*WORK TO COMPLETE:*
Quote word for word the lines below, beginning with the first and ending with the one that has "const yTicks = [30, 35, 40, 45, 50, 55, 60, 65];". Drop the pictures.

·····

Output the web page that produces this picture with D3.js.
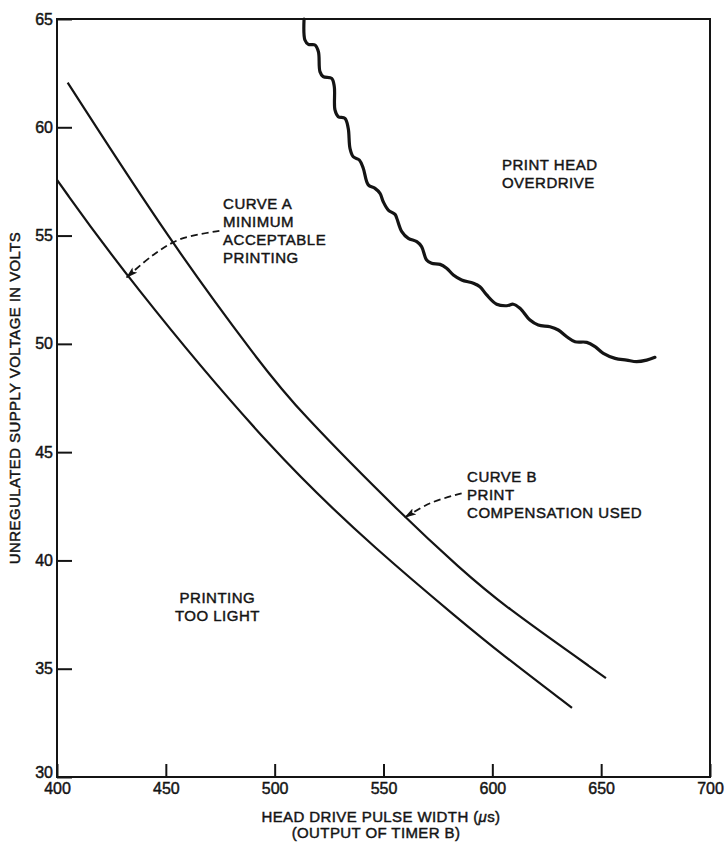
<!DOCTYPE html>
<html>
<head>
<meta charset="utf-8">
<script src="https://cdn.jsdelivr.net/npm/d3@7"></script>
<style>
  body { margin: 0; background: #fff; }
  svg text { font-family: "Liberation Sans", Arial, sans-serif; fill: #141414; stroke: #141414; stroke-width: 0.45px; }
</style>
</head>
<body>
<div id="chart"></div>
<script>
// values
const xTicks = [400, 450, 500, 550, 600, 650, 700];
const yTicks = [30, 35, 40, 45, 50, 55, 60, 65];

// curve A : minimum acceptable printing (lower curve)
const curveAPulse = [400, 432.2, 500.5, 548.4, 585.1, 603.5, 636.6];
const curveAVolts = [57.57, 53.04, 44.8, 40.35, 37.25, 35.73, 33.19];

// curve B : print compensation used (upper curve)
const curveBPulse = [404.9, 452.4, 493.3, 509.8, 560.8, 585.1, 603.5, 652.2];
const curveBVolts = [62.06, 54.66, 49.12, 47.04, 41.87, 39.65, 38.03, 34.57];

// print head overdrive boundary (wavy line)
const overPulse = [513.5, 513.9, 515.5, 518.5, 520.1, 520.8, 522.3, 526.2, 527.4, 527.7, 529.2, 532.3,
  533.8, 534.6, 536.1, 538.9, 540.7, 543.0, 546.1, 548.4, 549.9, 552.2, 555.3, 556.1, 558.4, 561.4,
  565.3, 567.5, 569.8, 572.1, 576.0, 579.0, 582.1, 585.9, 591.3, 594.3, 597.4, 602.0, 606.6, 609.6,
  612.7, 617.3, 621.1, 626.5, 630.3, 634.2, 638.0, 643.4, 647.2, 651.0, 656.4, 661.7, 666.3, 670.9, 674.7];
const overVolts = [65.0, 64.03, 63.83, 63.80, 63.49, 62.57, 62.34, 62.26, 61.87, 60.80, 60.49, 60.41,
  59.95, 59.03, 58.64, 58.49, 58.11, 57.34, 57.18, 56.95, 56.56, 56.18, 55.98, 55.80, 55.18, 54.87,
  54.72, 54.49, 53.87, 53.72, 53.67, 53.49, 53.18, 52.95, 52.80, 52.64, 52.26, 51.83, 51.76, 51.83,
  51.64, 51.10, 50.87, 50.79, 50.64, 50.33, 50.10, 50.07, 49.87, 49.56, 49.33, 49.25, 49.18, 49.25, 49.38];

// annotation arrows (data coords)
const arrowAPulse = [474.6, 456.5, 444.2, 432.0];
const arrowAVolts = [55.22, 54.83, 54.10, 53.07];
const arrowBPulse = [585.9, 571.4, 559.9];
const arrowBVolts = [43.10, 42.64, 41.99];

const labels = [
  { lines: ["CURVE A", "MINIMUM", "ACCEPTABLE", "PRINTING"], pulse: 476.3, volts: 56.23, anchor: "start" },
  { lines: ["CURVE B", "PRINT", "COMPENSATION USED"], pulse: 588.4, volts: 43.62, anchor: "start" },
  { lines: ["PRINT HEAD", "OVERDRIVE"], pulse: 604.4, volts: 58.03, anchor: "start" },
  { lines: ["PRINTING", "TOO LIGHT"], pulse: 473.7, volts: 38.03, anchor: "middle" }
];

const width = 726, height = 842;
const margin = { top: 19, right: 16, bottom: 65, left: 57 };

const svg = d3.select("#chart").append("svg")
  .attr("width", width)
  .attr("height", height);

const x = d3.scaleLinear().domain([400, 700]).range([margin.left, width - margin.right]);
const y = d3.scaleLinear().domain([30, 65]).range([height - margin.bottom, margin.top]);

svg.append("defs").append("marker")
  .attr("id", "arrow")
  .attr("viewBox", "0 0 12 8")
  .attr("refX", 11)
  .attr("refY", 4)
  .attr("markerWidth", 12)
  .attr("markerHeight", 8)
  .attr("markerUnits", "userSpaceOnUse")
  .attr("orient", "auto")
  .append("path")
  .attr("d", "M0,0.5 L12,4 L0,7.5 L2.5,4 z")
  .attr("fill", "#141414");

// axes
const xAxis = svg.append("g")
  .attr("transform", `translate(0,${y(30)})`)
  .call(d3.axisBottom(x).tickValues(xTicks).tickSizeInner(-13).tickSizeOuter(0).tickPadding(6));
const yAxis = svg.append("g")
  .attr("transform", `translate(${x(400)},0)`)
  .call(d3.axisLeft(y).tickValues(yTicks).tickSizeInner(-15).tickSizeOuter(0).tickPadding(4));

[xAxis, yAxis].forEach(g => {
  g.select(".domain").remove();
  g.selectAll(".tick line").attr("stroke", "#141414").attr("stroke-width", 2);
  g.selectAll(".tick text").style("font-size", "16px");
});
yAxis.selectAll(".tick").filter(d => d === 30).select("text").attr("dy", "0.05em");

// frame
svg.append("rect")
  .attr("x", x(400)).attr("y", y(65))
  .attr("width", x(700) - x(400)).attr("height", y(30) - y(65))
  .attr("fill", "none").attr("stroke", "#141414").attr("stroke-width", 2);

const line = d3.line().x(d => x(d[0])).y(d => y(d[1])).curve(d3.curveCatmullRom.alpha(0.5));
const smooth = d3.line().x(d => x(d[0])).y(d => y(d[1])).curve(d3.curveBasis);

svg.append("path")
  .datum(d3.zip(curveAPulse, curveAVolts))
  .attr("d", smooth)
  .attr("fill", "none").attr("stroke", "#141414").attr("stroke-width", 2.2);

svg.append("path")
  .datum(d3.zip(curveBPulse, curveBVolts))
  .attr("d", smooth)
  .attr("fill", "none").attr("stroke", "#141414").attr("stroke-width", 2.2);

svg.append("path")
  .datum(d3.zip(overPulse, overVolts))
  .attr("d", line)
  .attr("fill", "none").attr("stroke", "#141414").attr("stroke-width", 3.2)
  .attr("stroke-linejoin", "round").attr("stroke-linecap", "round");

// dashed pointers
[[arrowAPulse, arrowAVolts], [arrowBPulse, arrowBVolts]].forEach(([px, pv]) => {
  svg.append("path")
    .datum(d3.zip(px, pv))
    .attr("d", line)
    .attr("fill", "none").attr("stroke", "#141414").attr("stroke-width", 1.8)
    .attr("stroke-dasharray", "7,4")
    .attr("marker-end", "url(#arrow)");
});

// region / curve labels
labels.forEach(l => {
  const t = svg.append("text")
    .attr("x", x(l.pulse)).attr("y", y(l.volts))
    .attr("text-anchor", l.anchor)
    .style("font-size", "15px")
    .style("letter-spacing", "0.5px");
  l.lines.forEach((s, i) => {
    t.append("tspan").attr("x", x(l.pulse)).attr("dy", i === 0 ? 0 : 18).text(s);
  });
});

// axis titles
const xt = svg.append("text")
  .attr("x", 381).attr("y", 822)
  .attr("text-anchor", "middle")
  .style("font-size", "15px").style("letter-spacing", "0.4px");
xt.append("tspan").text("HEAD DRIVE PULSE WIDTH (");
xt.append("tspan").style("font-style", "italic").text("μ");
xt.append("tspan").text("s)");
svg.append("text")
  .attr("x", 376).attr("y", 838)
  .attr("text-anchor", "middle")
  .style("font-size", "15px").style("letter-spacing", "0.4px")
  .text("(OUTPUT OF TIMER B)");

svg.append("text")
  .attr("transform", `translate(20,${(y(30) + y(65)) / 2}) rotate(-90)`)
  .attr("text-anchor", "middle")
  .style("font-size", "15px").style("letter-spacing", "0.4px")
  .text("UNREGULATED SUPPLY VOLTAGE IN VOLTS");
</script>
</body>
</html>
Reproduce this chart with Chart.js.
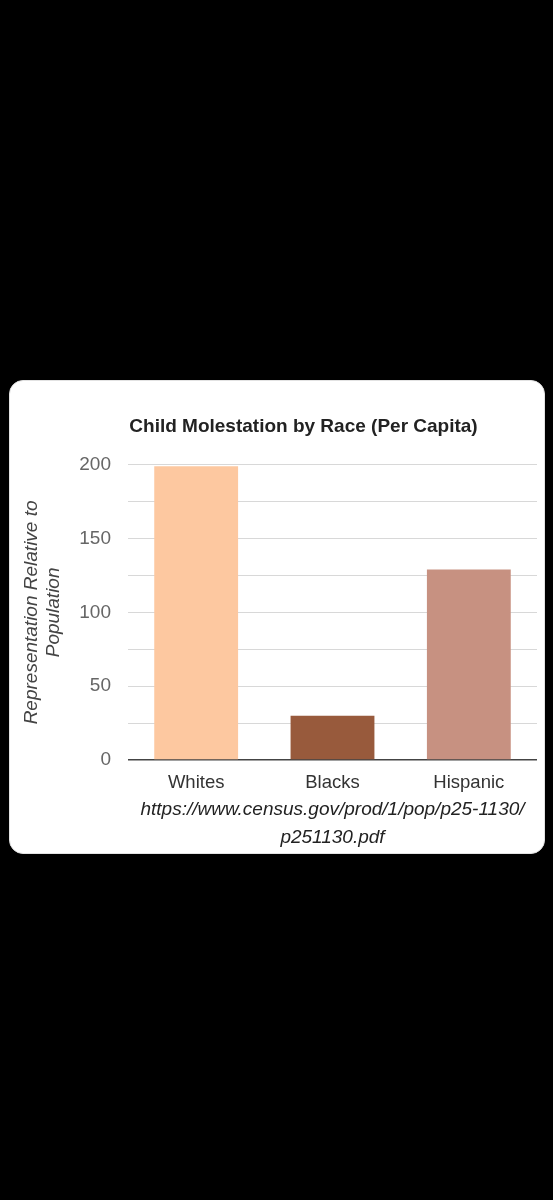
<!DOCTYPE html>
<html>
<head>
<meta charset="utf-8">
<script src="https://cdn.jsdelivr.net/npm/chart.js@4.4.1/dist/chart.umd.min.js"></script>
<style>
  html, body { margin: 0; padding: 0; background: #000; }
  body { width: 553px; height: 1200px; position: relative; }
  .card {
    position: absolute; left: 9px; top: 380px; width: 536px; height: 474px;
    background: #fff; border: 1px solid #e2e2e2; border-radius: 14px; box-sizing: border-box;
    overflow: hidden;
  }
  .card canvas { display: block; }
</style>
</head>
<body>
<div class="card"><canvas id="chart" width="536" height="474"></canvas></div>
<script>
// chart data
const categories = ['Whites', 'Blacks', 'Hispanic'];
const values = [199, 30, 129];
const barColors = ['#fdc8a0', '#985a3c', '#c79181'];
const chartTitle = 'Child Molestation by Race (Per Capita)';
const yTitle = ['Representation Relative to', 'Population'];
const xTitle = ['https://www.census.gov/prod/1/pop/p25-1130/', 'p251130.pdf'];

const font = '"Liberation Sans", Arial, sans-serif';

// the title in the picture sits a bit right of the canvas centre
const nudgeTitle = {
  id: 'nudgeTitle',
  afterLayout(chart) {
    if (chart.titleBlock) chart.titleBlock.left += 51;
  }
};

new Chart(document.getElementById('chart'), {
  type: 'bar',
  data: {
    labels: categories,
    datasets: [{
      data: values,
      backgroundColor: barColors,
      borderWidth: 0,
      categoryPercentage: 1,
      barPercentage: 0.615
    }]
  },
  options: {
    responsive: false,
    animation: false,
    layout: { padding: { left: 9, right: 9, top: 0, bottom: 3 } },
    plugins: {
      legend: { display: false },
      tooltip: { enabled: false },
      title: {
        display: true,
        text: chartTitle,
        color: '#222',
        font: { family: font, size: 19, weight: 'bold' },
        padding: { top: 34, bottom: 27 }
      }
    },
    scales: {
      x: {
        afterFit: axis => { axis.height = 92; },
        grid: { display: false, drawTicks: false },
        border: { display: false },
        ticks: {
          color: '#333',
          font: { family: font, size: 18.5 },
          padding: 12
        },
        title: {
          display: true,
          text: xTitle,
          color: '#222',
          font: { family: font, size: 19, style: 'italic', lineHeight: 1.47 },
          padding: { top: 0, bottom: 0 }
        }
      },
      y: {
        min: 0,
        max: 200,
        afterFit: axis => { axis.width = 109; },
        border: { display: false },
        grid: {
          drawTicks: false,
          color: ctx => ctx.tick && ctx.tick.value === 0 ? '#444' : '#d8d8d8',
          lineWidth: ctx => ctx.tick && ctx.tick.value === 0 ? 1.5 : 1
        },
        ticks: {
          stepSize: 25,
          color: '#666',
          font: { family: font, size: 19 },
          padding: 17,
          callback: v => (v % 50 === 0 ? v : '')
        },
        title: {
          display: true,
          text: yTitle,
          color: '#444',
          font: { family: font, size: 19, style: 'italic', lineHeight: 1.2 },
          padding: { top: 1, bottom: 0 }
        }
      }
    }
  },
  plugins: [nudgeTitle]
});
</script>
</body>
</html>
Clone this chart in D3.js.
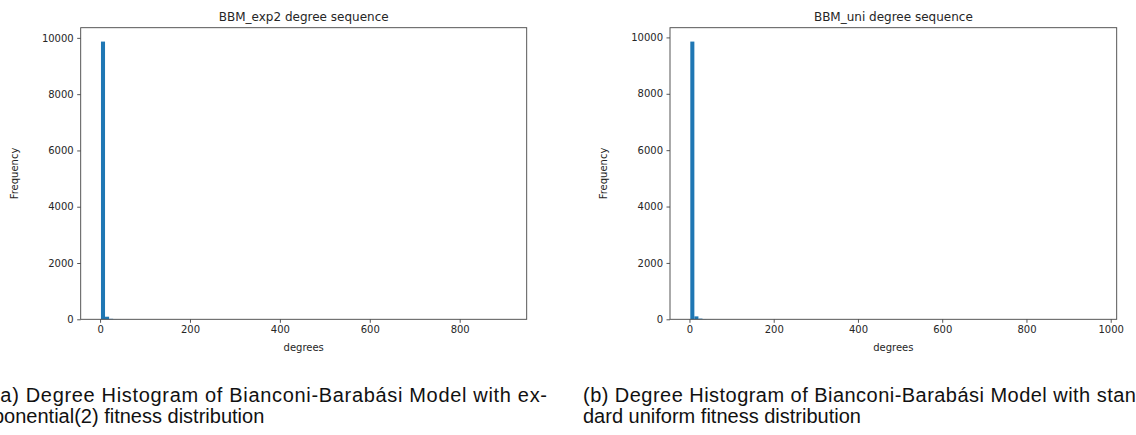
<!DOCTYPE html>
<html>
<head>
<meta charset="utf-8">
<script src="https://cdn.jsdelivr.net/npm/d3@7"></script>
<style>
  body { margin: 0; background: #fff; }
  svg { display: block; }
  .axis text { font-family: "DejaVu Sans", sans-serif; font-size: 10px; fill: #262626; }
  .axis path, .axis line { stroke: #444; stroke-width: 0.9; }
  .title { font-family: "DejaVu Sans", sans-serif; font-size: 12px; fill: #262626; }
  .label { font-family: "DejaVu Sans", sans-serif; font-size: 10px; fill: #262626; }
  .caption { font-family: "Liberation Sans", Arial, sans-serif; font-size: 20px; fill: #111; }
</style>
</head>
<body>
<svg width="1136" height="435"></svg>
<script>
// histogram of degrees, 100 bins each
const exp2Range = [2, 904];
const exp2Counts = [
  9868, 92, 17, 6, 4, 2, 2, 1, 1, 0,
  1, 0, 0, 1, 0, 0, 0, 0, 1, 0,
  0, 0, 0, 0, 0, 0, 0, 0, 0, 0,
  0, 0, 0, 0, 0, 0, 0, 0, 0, 0,
  0, 0, 0, 0, 0, 0, 0, 0, 0, 0,
  0, 0, 0, 0, 0, 0, 0, 0, 0, 0,
  0, 0, 0, 0, 0, 0, 0, 0, 0, 0,
  0, 0, 0, 0, 0, 0, 0, 0, 0, 0,
  0, 0, 0, 0, 0, 0, 0, 0, 0, 0,
  0, 0, 0, 0, 0, 0, 0, 0, 0, 1
];

const uniRange = [2, 966];
const uniCounts = [
  9852, 104, 24, 8, 4, 2, 1, 1, 1, 0,
  1, 0, 0, 0, 1, 0, 0, 0, 0, 0,
  0, 0, 0, 0, 0, 0, 0, 0, 0, 0,
  0, 0, 0, 0, 0, 0, 0, 0, 0, 0,
  0, 0, 0, 0, 0, 0, 0, 0, 0, 0,
  0, 0, 0, 0, 0, 0, 0, 0, 0, 0,
  0, 0, 0, 0, 0, 0, 0, 0, 0, 0,
  0, 0, 0, 0, 0, 0, 0, 0, 0, 0,
  0, 0, 0, 0, 0, 0, 0, 0, 0, 0,
  0, 0, 0, 0, 0, 0, 0, 0, 0, 1
];

const exp2Ticks = [0, 200, 400, 600, 800];
const uniTicks = [0, 200, 400, 600, 800, 1000];
const yTicks = [0, 2000, 4000, 6000, 8000, 10000];

const captionA = ["(a) Degree Histogram of Bianconi-Barabási Model with ex-", "ponential(2) fitness distribution"];
const captionB = ["(b) Degree Histogram of Bianconi-Barabási Model with stan-", "dard uniform fitness distribution"];

const svg = d3.select("svg");
const fmt = d3.format("d");

function drawHist(opts) {
  const { left, right, top, bottom, range, counts, ticks, title } = opts;
  const n = counts.length;
  const step = (range[1] - range[0]) / n;
  const bins = counts.map((c, i) => ({ x0: range[0] + i * step, x1: range[0] + (i + 1) * step, count: c }));

  // matplotlib style 5% margins
  const span = range[1] - range[0];
  const x = d3.scaleLinear()
    .domain([range[0] - 0.05 * span, range[1] + 0.05 * span])
    .range([left, right]);
  const y = d3.scaleLinear()
    .domain([0, d3.max(counts) * 1.05])
    .range([bottom, top]);

  const g = svg.append("g");

  g.selectAll(".bar")
    .data(bins)
    .enter()
    .append("rect")
    .attr("class", "bar")
    .attr("x", d => x(d.x0))
    .attr("y", d => y(d.count))
    .attr("width", d => x(d.x1) - x(d.x0))
    .attr("height", d => bottom - y(d.count))
    .attr("fill", "#1f77b4");

  g.append("g")
    .attr("class", "axis")
    .attr("transform", "translate(0," + bottom + ")")
    .call(d3.axisBottom(x).tickValues(ticks).tickFormat(fmt).tickSize(3.5).tickPadding(3.5).tickSizeOuter(0))
    .call(a => a.select(".domain").remove());

  g.append("g")
    .attr("class", "axis")
    .attr("transform", "translate(" + left + ",0)")
    .call(d3.axisLeft(y).tickValues(yTicks).tickFormat(fmt).tickSize(3.5).tickPadding(3.5).tickSizeOuter(0))
    .call(a => a.select(".domain").remove());

  // frame
  g.append("rect")
    .attr("x", left)
    .attr("y", top)
    .attr("width", right - left)
    .attr("height", bottom - top)
    .attr("fill", "none")
    .attr("stroke", "#444")
    .attr("stroke-width", 0.9);

  g.append("text")
    .attr("class", "title")
    .attr("x", (left + right) / 2)
    .attr("y", top - 7)
    .attr("text-anchor", "middle")
    .text(title);

  g.append("text")
    .attr("class", "label")
    .attr("x", (left + right) / 2)
    .attr("y", bottom + 32)
    .attr("text-anchor", "middle")
    .text("degrees");

  g.append("text")
    .attr("class", "label")
    .attr("transform", "translate(" + (left - 63) + "," + ((top + bottom) / 2) + ") rotate(-90)")
    .attr("text-anchor", "middle")
    .text("Frequency");
}

drawHist({ left: 80.7, right: 526.7, top: 27.7, bottom: 319.3,
  range: exp2Range, counts: exp2Counts, ticks: exp2Ticks, title: "BBM_exp2 degree sequence" });
drawHist({ left: 670, right: 1116.7, top: 27.7, bottom: 319.3,
  range: uniRange, counts: uniCounts, ticks: uniTicks, title: "BBM_uni degree sequence" });

function caption(x0, lines, width) {
  const t = svg.append("text").attr("class", "caption");
  t.append("tspan").attr("x", x0).attr("y", 401.5)
    .attr("textLength", width).attr("lengthAdjust", "spacing").text(lines[0]);
  t.append("tspan").attr("x", x0).attr("y", 423).text(lines[1]);
}
caption(-7, captionA, 554);
caption(583, captionB, 560);
</script>
</body>
</html>
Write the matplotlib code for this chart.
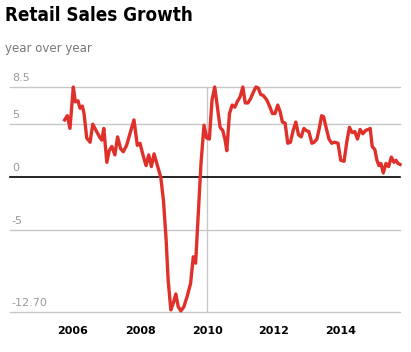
import matplotlib
matplotlib.use("Agg")
import matplotlib.pyplot as plt
import matplotlib.transforms as mtransforms

# decimal year, yoy growth (%)
years = [
    2005.75, 2005.83, 2005.91, 2006.01, 2006.07, 2006.15, 2006.21, 2006.28, 2006.33, 2006.41,
    2006.51, 2006.59, 2006.69, 2006.79, 2006.86, 2006.92, 2007.01, 2007.08, 2007.16, 2007.25,
    2007.33, 2007.42, 2007.50, 2007.60, 2007.70, 2007.82, 2007.92, 2008.00, 2008.08, 2008.18,
    2008.26, 2008.34, 2008.42, 2008.52, 2008.62, 2008.70, 2008.78, 2008.84, 2008.92, 2008.99,
    2009.07, 2009.14, 2009.22, 2009.31, 2009.41, 2009.51, 2009.59, 2009.66, 2009.74, 2009.82,
    2009.91, 2009.99, 2010.07, 2010.15, 2010.23, 2010.31, 2010.39, 2010.47, 2010.54, 2010.59,
    2010.67, 2010.75, 2010.83, 2010.90, 2010.99, 2011.07, 2011.14, 2011.22, 2011.30, 2011.38,
    2011.46, 2011.53, 2011.60, 2011.68, 2011.78, 2011.88, 2011.95, 2012.03, 2012.11, 2012.18,
    2012.25, 2012.33, 2012.41, 2012.49, 2012.57, 2012.65, 2012.73, 2012.81, 2012.89, 2012.96,
    2013.04, 2013.13, 2013.20, 2013.28, 2013.35, 2013.42, 2013.48, 2013.56, 2013.64, 2013.72,
    2013.80, 2013.91, 2013.99, 2014.09, 2014.17, 2014.25, 2014.33, 2014.41, 2014.49, 2014.57,
    2014.65, 2014.73, 2014.81, 2014.87, 2014.93, 2015.01, 2015.07, 2015.13, 2015.19, 2015.26,
    2015.34, 2015.42, 2015.50, 2015.58, 2015.64, 2015.70, 2015.76,
]
growth = [
    5.4, 5.8, 4.6, 8.5, 7.1, 7.2, 6.5, 6.7, 6.0, 3.7,
    3.3, 5.0, 4.4, 3.8, 3.5, 4.6, 1.4, 2.5, 2.9, 2.1,
    3.8, 2.7, 2.4, 3.0, 4.1, 5.4, 3.0, 3.2, 2.2, 1.1,
    2.1, 1.0, 2.2, 1.1, 0.0, -2.2, -5.9, -9.7, -12.5, -11.9,
    -11.0, -12.2, -12.6, -12.2, -11.2, -10.0, -7.5, -8.1, -3.4, 1.3,
    4.9, 3.7, 3.6, 7.3, 8.5, 6.6, 4.7, 4.4, 3.5, 2.5,
    6.0, 6.8, 6.6, 7.1, 7.6, 8.5, 7.0, 7.0, 7.4, 8.0,
    8.5, 8.4, 7.8, 7.7, 7.3, 6.6, 6.0, 6.0, 6.8, 6.2,
    5.2, 5.1, 3.2, 3.3, 4.4, 5.2, 4.0, 3.8, 4.6, 4.4,
    4.3, 3.2, 3.3, 3.6, 4.6, 5.8, 5.7, 4.6, 3.6, 3.2,
    3.3, 3.2, 1.6, 1.5, 3.3, 4.7, 4.2, 4.3, 3.6, 4.5,
    4.1, 4.4, 4.5, 4.6, 2.9, 2.6, 1.6, 1.1, 1.3, 0.4,
    1.3, 1.0, 1.9, 1.4, 1.6, 1.3, 1.2,
]

y_ticks = [8.5, 5, 0, -5, -12.7]
y_labels = ["8.5", "5", "0", "-5", "-12.70"]
x_ticks = [2006, 2008, 2010, 2012, 2014]

fig = plt.figure(figsize=(4.11, 3.52), dpi=100)
ax = fig.add_axes([0.0243, 0.1136, 0.949, 0.6392])

ax.set_xlim(2004.12, 2015.76)
ax.set_ylim(-12.7, 8.5)

for v in y_ticks:
    if v == 0:
        ax.axhline(v, color="black", lw=1.2, zorder=2, clip_on=False)
    else:
        ax.axhline(v, color="#c8c8c8", lw=1, zorder=1, clip_on=False)
ax.axvline(2010, color="#c8c8c8", lw=1, zorder=1)

ax.plot(years, growth, color="#e0302a", lw=2.4, solid_joinstyle="round",
        zorder=3, clip_on=False)

trans = mtransforms.blended_transform_factory(ax.transAxes, ax.transData)
for v, lab in zip(y_ticks, y_labels):
    ax.annotate(lab, xy=(0.005, v), xycoords=trans, xytext=(0, 3),
                textcoords="offset points", ha="left", va="bottom",
                fontsize=8, color="#9a9a9a")

ax.set_xticks(x_ticks)
ax.set_xticklabels([str(x) for x in x_ticks], fontsize=8, fontweight="bold")
ax.tick_params(axis="x", length=0, pad=10)
ax.set_yticks([])
for s in ax.spines.values():
    s.set_visible(False)

fig.text(0.012, 0.983, "Retail Sales Growth", ha="left", va="top",
         fontsize=13.5, fontweight="bold", fontstretch="condensed",
         family=["Liberation Sans Narrow", "DejaVu Sans"])
fig.text(0.012, 0.862, "year over year", ha="left", va="center",
         fontsize=8.5, color="#777777")

fig.savefig("out.png", dpi=100)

·····

*WRITTEN RESPONSE:*
Output the web page that produces this picture with D3.js.
<!DOCTYPE html>
<html>
<head>
<meta charset="utf-8">
<script src="https://cdn.jsdelivr.net/npm/d3@7"></script>
<style>
  body { margin: 0; background: #fff; }
  svg text { font-family: "Liberation Sans", Arial, sans-serif; fill: #141414; stroke: #141414; stroke-width: 0.45px; }
</style>
</head>
<body>
<div id="chart"></div>
<script>
// values
const xTicks = [400, 450, 500, 550, 600, 650, 700];
const yTicks = [30, 35, 40, 45, 50, 55, 60, 65];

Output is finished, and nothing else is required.